Excluding the Department of Defense, 24 federal agencies report that 97% of their mission-critical systems are year 2000-compliant, a jump from 93% in June, according to a report issued by the Office of Management and Budget (OMB).
Of the 24 agencies, 15 finished work on 100% of their systems, the OMB said. They are: the Department of Education, the Department of Housing and Urban Development, the Department of the Interior, the Department of Labor, the Department of State, the Department of Veterans Affairs, the Environmental Protection Agency, the Federal Emergency Management Agency, the General Services Administration, the National Aeronautics and Space Administration, the National Science Foundation, the Nuclear Regulatory Commission, the Office of Personnel Management, the Small Business Administration and the Social Security Administration.
Nine large agencies, including the Commerce, Justice, Energy, Defense and Treasury departments, have made progress in getting systems Y2K-compliant. They have a combined total of 217 systems that are not Y2K-compliant, a decrease from 410 systems reported in June, the report said.
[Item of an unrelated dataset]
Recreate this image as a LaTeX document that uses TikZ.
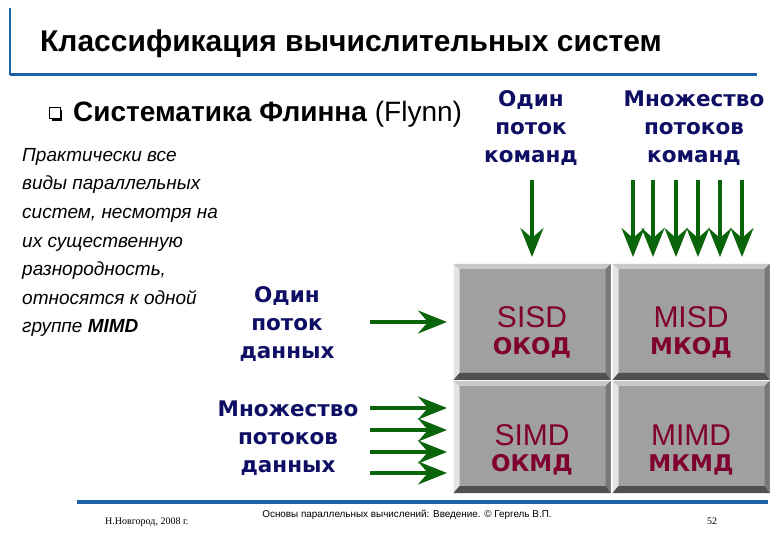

Meanwhile, the Defense Department is the furthest behind in number of systems to be fixed, with 169 remaining, the OMB said.
The report also said that seven out of 43 "high-impact" programs that federal agencies oversee have completed their Y2K work. OMB defines "high impact" as programs that impact public health, safety and well-being. Programs such as Medicaid won't be finished until year's end.
Agencies now expect to spend $8.34 billion fixing the Y2K problem, up from $8.05 billion in June, the OMB said.